What’s next for social media and best practice in digital communications is a hotly debated topic for PR practitioners the world over. I recently attended a Chartered Institute of Public Relations (CIPR) seminar looking at the future of social media and what this means for businesses presented by Gabrielle Laine-Peters – a social media expert who has worked with numerous companies including NASA. Here are my highlights of the session which were first printed in Business Brief magazine.
We’ve all heard of Generation X, born after the Post–World War II baby boom, and the recently labelled Generations Y and Z, which account for the current under 35s, but now is the dawn of a new generation. Generation C, aka the connected generation, isn’t limited by age or location – the qualities they share include being informed, engaged and part of the ever-expanding digital community.
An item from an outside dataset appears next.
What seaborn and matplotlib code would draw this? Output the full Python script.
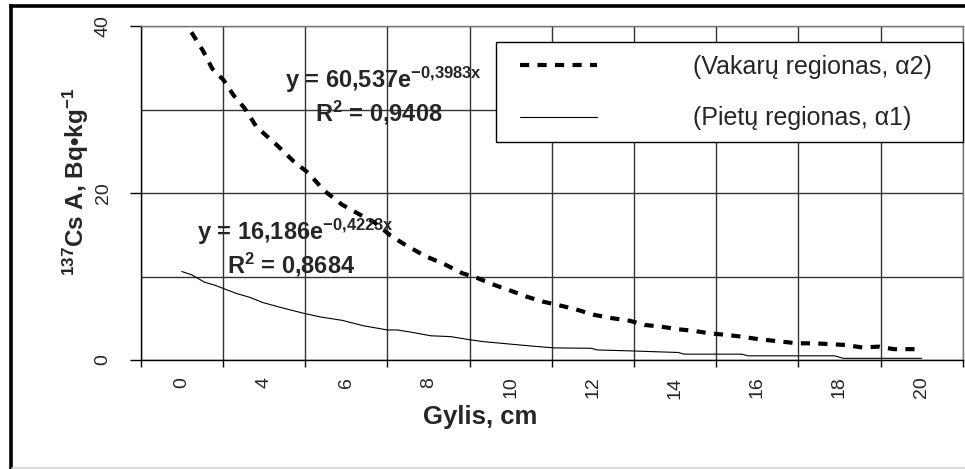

Brian Solis, an author and keynote speaker on how social media affects businesses, describes Generation C (or the ‘connected customer’) as an audience with an audience of audiences. Businesses can now reach customers utilising a one-to-one-to-many model instead of the traditional one-to-many mass media method.
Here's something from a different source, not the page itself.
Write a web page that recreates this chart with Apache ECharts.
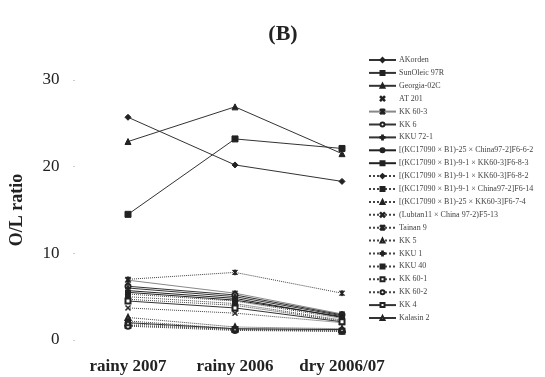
<!DOCTYPE html>
<html>
<head>
<meta charset="utf-8">
<script src="https://cdn.jsdelivr.net/npm/echarts@6/dist/echarts.min.js"></script>
<style>
  html, body { margin: 0; padding: 0; background: #fff; }
  #chart { width: 545px; height: 377px; }
</style>
</head>
<body>
<div id="chart"></div>
<script>
const seasons = ['rainy 2007', 'rainy 2006', 'dry 2006/07'];

const names = [
  'AKorden', 'SunOleic 97R', 'Georgia-02C', 'AT 201', 'KK 60-3', 'KK 6', 'KKU 72-1',
  '[(KC17090 × B1)-25 × China97-2]F6-6-2',
  '[(KC17090 × B1)-9-1 × KK60-3]F6-8-3',
  '[(KC17090 × B1)-9-1 × KK60-3]F6-8-2',
  '[(KC17090 × B1)-9-1 × China97-2]F6-14',
  '[(KC17090 × B1)-25 × KK60-3]F6-7-4',
  '(Lubtan11 × China 97-2)F5-13',
  'Tainan 9', 'KK 5', 'KKU 1', 'KKU 40', 'KK 60-1', 'KK 60-2', 'KK 4', 'Kalasin 2'
];

const akorden = [25.7, 20.2, 18.3];
const sunoleic = [14.5, 23.2, 22.1];
const georgia = [22.9, 26.9, 21.5];
const at201 = [5.0, 4.3, 2.4];
const kk603 = [6.9, 5.4, 3.0];
const kk6 = [6.2, 5.2, 2.9];
const kku721 = [6.0, 5.0, 2.8];
const f662 = [5.7, 4.8, 2.6];
const f683 = [5.5, 4.6, 2.7];
const f682 = [5.3, 4.5, 2.5];
const f614 = [5.0, 4.2, 2.3];
const f674 = [4.7, 4.0, 2.2];
const f513 = [3.7, 3.1, 2.0];
const tainan9 = [7.0, 7.8, 5.4];
const kk5 = [2.6, 1.5, 1.3];
const kku1 = [2.2, 1.3, 1.2];
const kku40 = [1.9, 1.2, 1.1];
const kk601 = [1.7, 1.2, 1.0];
const kk602 = [1.6, 1.1, 1.0];
const kk4 = [4.5, 3.7, 2.1];
const kalasin2 = [2.0, 1.3, 1.2];

const seriesData = [akorden, sunoleic, georgia, at201, kk603, kk6, kku721, f662, f683,
  f682, f614, f674, f513, tainan9, kk5, kku1, kku40, kk601, kk602, kk4, kalasin2];

const X = 'path://M0,1L1,0L5,4L9,0L10,1L6,5L10,9L9,10L5,6L1,10L0,9L4,5Z';
const STAR = 'path://M0,1L1,0L5,4L9,0L10,1L6,5L10,9L9,10L5,6L1,10L0,9L4,5ZM4,0H6V10H4Z';
const PLUS = 'path://M4,0H6V4H10V6H6V10H4V6H0V4H4Z';
const DASH = 'path://M0,4H10V6H0Z';

// marker, line type, line colour
const looks = [
  ['diamond', 'solid', '#333'], ['rect', 'solid', '#333'], ['triangle', 'solid', '#333'],
  [X, 'none', '#333'], [STAR, 'solid', '#888'], ['emptyCircle', 'solid', '#333'],
  [PLUS, 'solid', '#333'], ['none', 'solid', '#222'], [DASH, 'solid', '#222'],
  ['diamond', 'dotted', '#444'], ['rect', 'dotted', '#444'], ['triangle', 'dotted', '#444'],
  [X, 'dotted', '#444'], [STAR, 'dotted', '#444'], ['emptyTriangle', 'dotted', '#444'],
  [PLUS, 'dotted', '#444'], [DASH, 'dotted', '#444'], ['emptyRect', 'dotted', '#444'],
  ['emptyCircle', 'dotted', '#444'], ['emptyRect', 'solid', '#333'], ['emptyTriangle', 'solid', '#333']
];

const serif = '"Liberation Serif", "DejaVu Serif", serif';

const series = names.map((n, i) => {
  const [sym, ltype, lcol] = looks[i];
  return {
    name: n,
    type: 'line',
    data: seriesData[i],
    symbol: sym,
    symbolSize: i < 3 ? 6 : 5,
    showSymbol: true,
    lineStyle: ltype === 'none'
      ? {width: 0, opacity: 0}
      : {width: 1, type: ltype, color: lcol},
    itemStyle: {color: '#222', borderColor: '#222', borderWidth: 1},
    emphasis: {disabled: true},
    animation: false
  };
});

const chart = echarts.init(document.getElementById('chart'));
chart.setOption({
  backgroundColor: '#fff',
  animation: false,
  title: {
    text: '(B)',
    left: 278,
    top: 18,
    textAlign: 'center',
    textStyle: {fontFamily: serif, fontSize: 22, fontWeight: 'bold', color: '#222'}
  },
  legend: {
    orient: 'vertical',
    left: 368,
    top: 56,
    itemWidth: 27,
    itemHeight: 5,
    itemGap: 4.9,
    padding: 0,
    textStyle: {fontFamily: serif, fontSize: 8, color: '#444', padding: [0, 0, 0, -2]},
    data: names
  },
  grid: {left: 74.5, width: 321, top: 80, bottom: 37},
  xAxis: {
    type: 'category',
    data: seasons,
    axisLine: {show: false},
    axisTick: {show: false},
    axisLabel: {
      fontFamily: serif, fontSize: 17, fontWeight: 'bold', color: '#222', margin: 18,
      interval: 0
    }
  },
  yAxis: {
    type: 'value',
    min: 0,
    max: 30,
    interval: 10,
    name: 'O/L ratio',
    nameLocation: 'middle',
    nameGap: 48,
    nameTextStyle: {fontFamily: serif, fontSize: 18, fontWeight: 'bold', color: '#222'},
    axisLine: {show: false},
    axisTick: {show: true, length: 1, lineStyle: {color: '#999'}},
    splitLine: {show: false},
    axisLabel: {fontFamily: serif, fontSize: 17, color: '#222', margin: 15}
  },
  series: series
});
</script>
</body>
</html>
The internet and social media platforms have enabled people to share information more quickly than ever before. The public no longer needs to rely on the traditional media, such as newspapers and broadcast, for breaking news; the public can break the news themselves.
“We are now seeing news organisations abandoning attempts to be first for breaking news, focusing instead on being the best at verifying and curating it,” says Nic Newman in ‘The rise of social media and its impact on mainstream journalism’.
So what does this new ‘connected’ generation mean for businesses?
Gabrielle, a recognised expert in social media, recently presented a seminar in Guernsey and Jersey, organised by the CIPR, highlighting the importance of the rapidly-evolving world of social media. She discussed how businesses can successfully engage with their target audience using social media platforms such as Facebook, Twitter and LinkedIn.
Gabrielle believes that Generation C is influential and plays a vital role in the distribution of information online. In order to succeed it is important that businesses understand how Generation C gets its information on events and products so they can ensure their business information is easily available for sharing.
Gabrielle noted that: “The currency of the digital economy isn’t money; it is ‘attention’.”
Generation C share what they love or what captures their attention. They want to build relationships and engage with businesses and brands that engage with them. If done correctly, Generation C can be influential brand advocates that talk positively about a brand or product and then share positive messages about the brand to other people.
Empowering brand advocates to share a brand’s story can help to increase the amount, quality and awareness of content and therefore increase engagement between the brand and its consumers via social media.
Following Gabrielle’s presentation here are my five top tips for engaging with Generation C online:
1. Office hours don’t apply: Remember social media isn’t 9-5. With the increase of social media being accessed on mobile devices such as tablets and mobile phones people can access your brand or business at any time. It is expected that questions, complaints or endorsements are replied to in a timely fashion.
2. Show your personality: Work out what your business personality is and broadcast this using social media. People buy from people and it is important to remember the ‘social’ element of social media. Sharing interesting industry, local or useful information and being a trusted source for this can help keep you top of mind and help generate business in the future.
3. Sharing is key: Make sure the information you post on social media websites is sharable. Photos and interesting charts and graphs are popular for sharing but me mindful of size and make sure any attachment to a tweet isn’t too big to download.
4. Be prepared: Social media moves quickly so businesses need to be prepared for when a not so positive message about the business appears on social media platforms. Gabrielle Laine-Peters noted that being transparent, keeping the brand’s tone, being well-timed and showing empathy is important.
5. Social media monitoring tools can help: Utilise platforms such as ‘Tweetdeck’ to help monitor social media interactions with your business.
Above all, Generation C is an ‘always-on’ culture. Intelligent, informed and interactive; it’s a generation that businesses will have to adapt to if they are to communicate effectively and tell people about their products and services in a way that they will respond to and appreciate.